Monday, November 27, 2023

NASA Beginning Work on Next Gen Mars Helicopter

NASA's headline for the story is cause for pause.  On the JPL's Mars exploration web page, they say, "NASA Uses Two Worlds to Test Future Mars Helicopter Designs."  Just a bit on the provocative side. 

Provocative but burying the lede a little.  I don't need to point out that the Ingenuity helicopter has been a rousing success; originally intended to test some concepts and make five test flights, the helicopter has flown 66 times and is ready for more.  That has led to extending the concepts to other missions and Next Generation helicopters, which leads to redesigning parts and systems of a deep space helicopter. That, in turn, requires testing new design approaches and the one they talk about the most in this JPL post is enlarging the helicopters' rotors.  

For the first time in history, two planets have been home to testing future aircraft designs. On this world, a new rotor that could be used with next-generation Mars helicopters was recently tested at NASA’s Jet Propulsion Laboratory in Southern California, spinning at near-supersonic speeds (0.95 Mach). Meanwhile, the agency’s Ingenuity Mars Helicopter has achieved new altitude and airspeed records on the Red Planet in the name of experimental flight testing.

"Our next-generation Mars helicopter testing has literally had the best of both worlds," said Teddy Tzanetos, Ingenuity’s project manager and manager for the Mars Sample Recovery Helicopters. "Here on Earth, you have all the instrumentation and hands-on immediacy you could hope for while testing new aircraft components. On Mars, you have the real off-world conditions you could never truly re-create here on Earth." That includes a whisper-thin atmosphere and significantly less gravity than on Earth.

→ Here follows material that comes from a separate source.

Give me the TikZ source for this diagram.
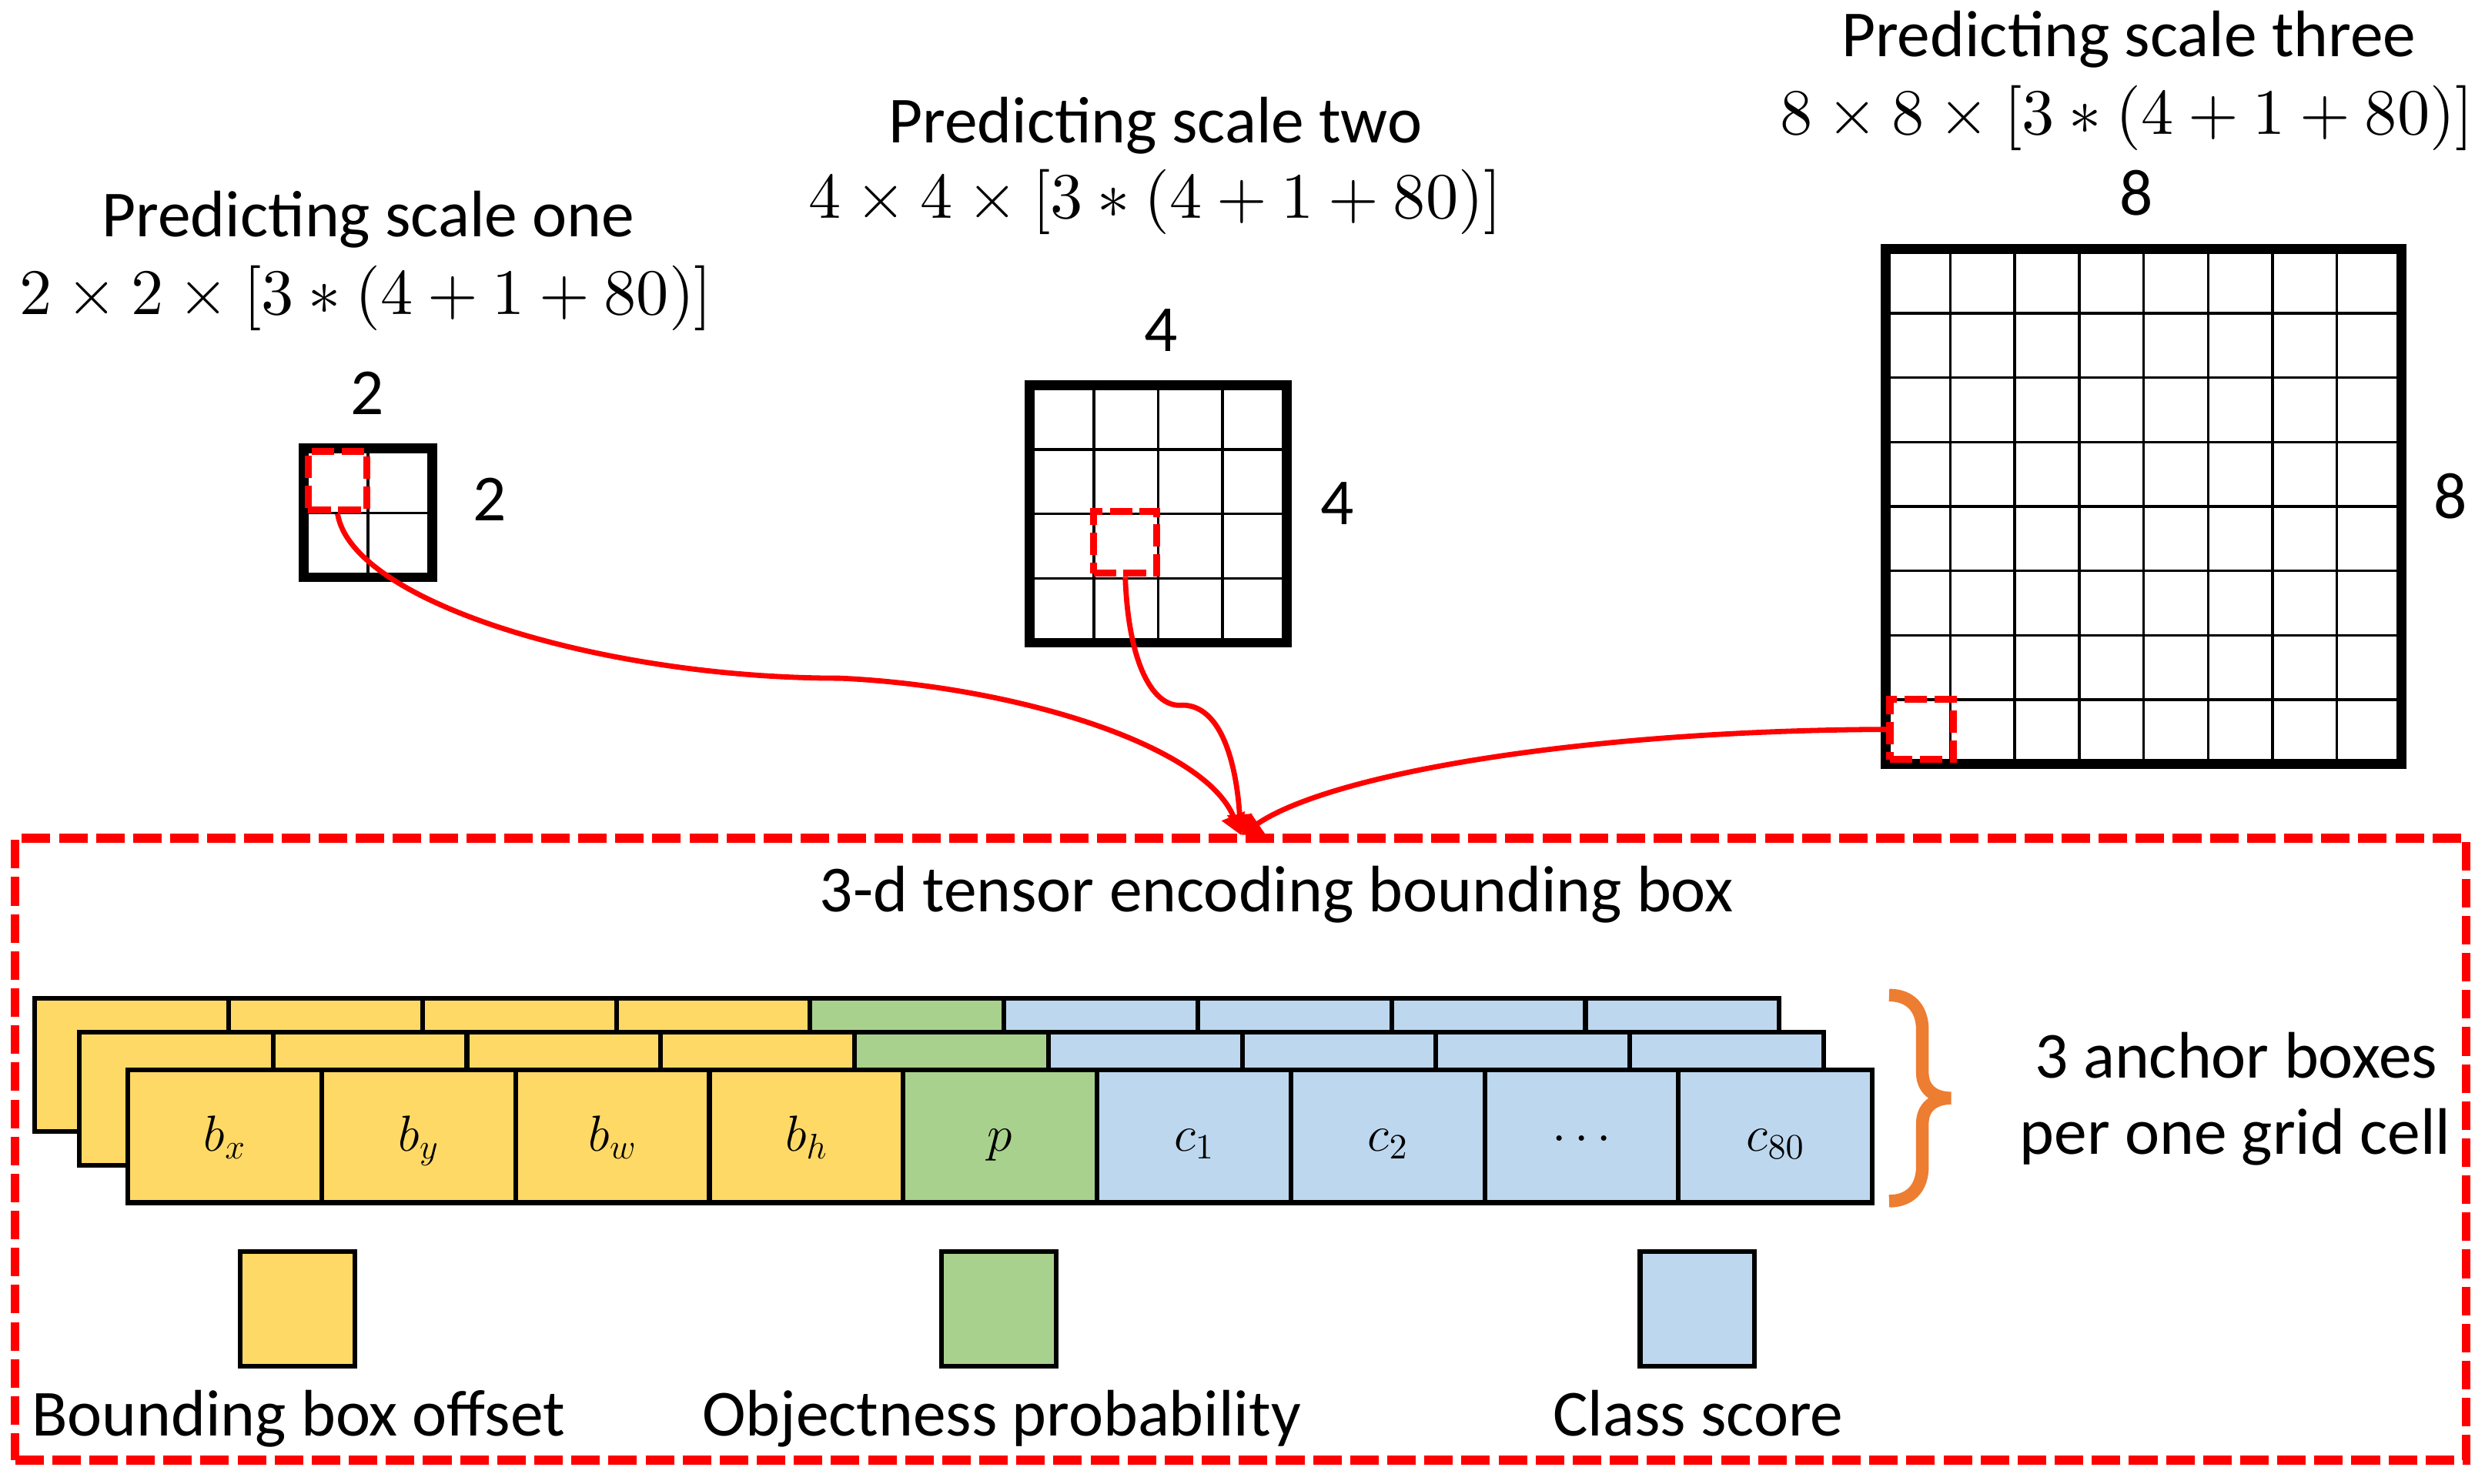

I'll embed the short (1:12) video they have on their web site, but it's probably best just to look at it with the video stopped. Unsurprisingly, when the rotors are spinning, the blades aren't visible, so you'll get the clearest view of the twin rotors with the video stopped at either the beginning or the end, right around the 1:00 minute mark.  

Testing Next-Generation Mars Helicopter Rotors: A dual rotor system for the next generation of Mars helicopters is tested in the 25-Foot Space Simulator at NASA's Jet Propulsion Laboratory on Sept.15. Longer and stronger than those used on the Ingenuity Mars Helicopter, the carbon-fiber blades reached near-supersonic speeds during testing. Credits: NASA/JPL-Caltech.

The blades being tested in the video are 1.3 meters in diameter, nearly 51 inches. That's just about four inches larger than Ingenuity's rotors with greater strength and a different design. NASA thinks these blades could enable bigger, more capable Mars helicopters. The challenge is that as the blade tips approach supersonic speeds, vibration-causing turbulence can quickly get out of hand.

"We spun our blades up to 3,500 rpm, which is 750 revolutions per minute faster than the Ingenuity blades have gone," said Tyler Del Sesto, Sample Recovery Helicopter deputy test conductor at JPL. "These more efficient blades are now more than a hypothetical exercise. They are ready to fly."

At around the same time, and about 100 million miles (161 million kilometers) away, Ingenuity was being commanded to try things the Mars Helicopter team never imagined they would get to do.

During the past nine months, JPL controllers have doubled Ingenuity's max airspeed and altitude, increased their rate of vertical and horizontal acceleration, and even learned to land slower.  The helicopter was designed to touch down on the surface at a relatively quick 2.2 mph.  That was so its onboard sensors could easily confirm touchdown and shut down the rotors before it could bounce back up. A helicopter that lands more slowly could be designed with lighter landing gear. So three flights (57-59) tested landing at 25% slower speeds with no difficulties. 

The chamber the rotors have been tested in is about as famous as a thermal/vacuum test chamber can be, having tested such probes as the Surveyor lunar landers in the 1960s, Voyager and Cassini.  While it can approach the vacuum of deep space, it can't reduce gravity to test things like the landings.  That's where it's valuable to be able to test some things with Ingenuity out on the "the Fourth Rock from the sun."

1 comment:

  1. They test as best as they can, but in the end ya gotta push the baby bird out of the nest to see how it perform.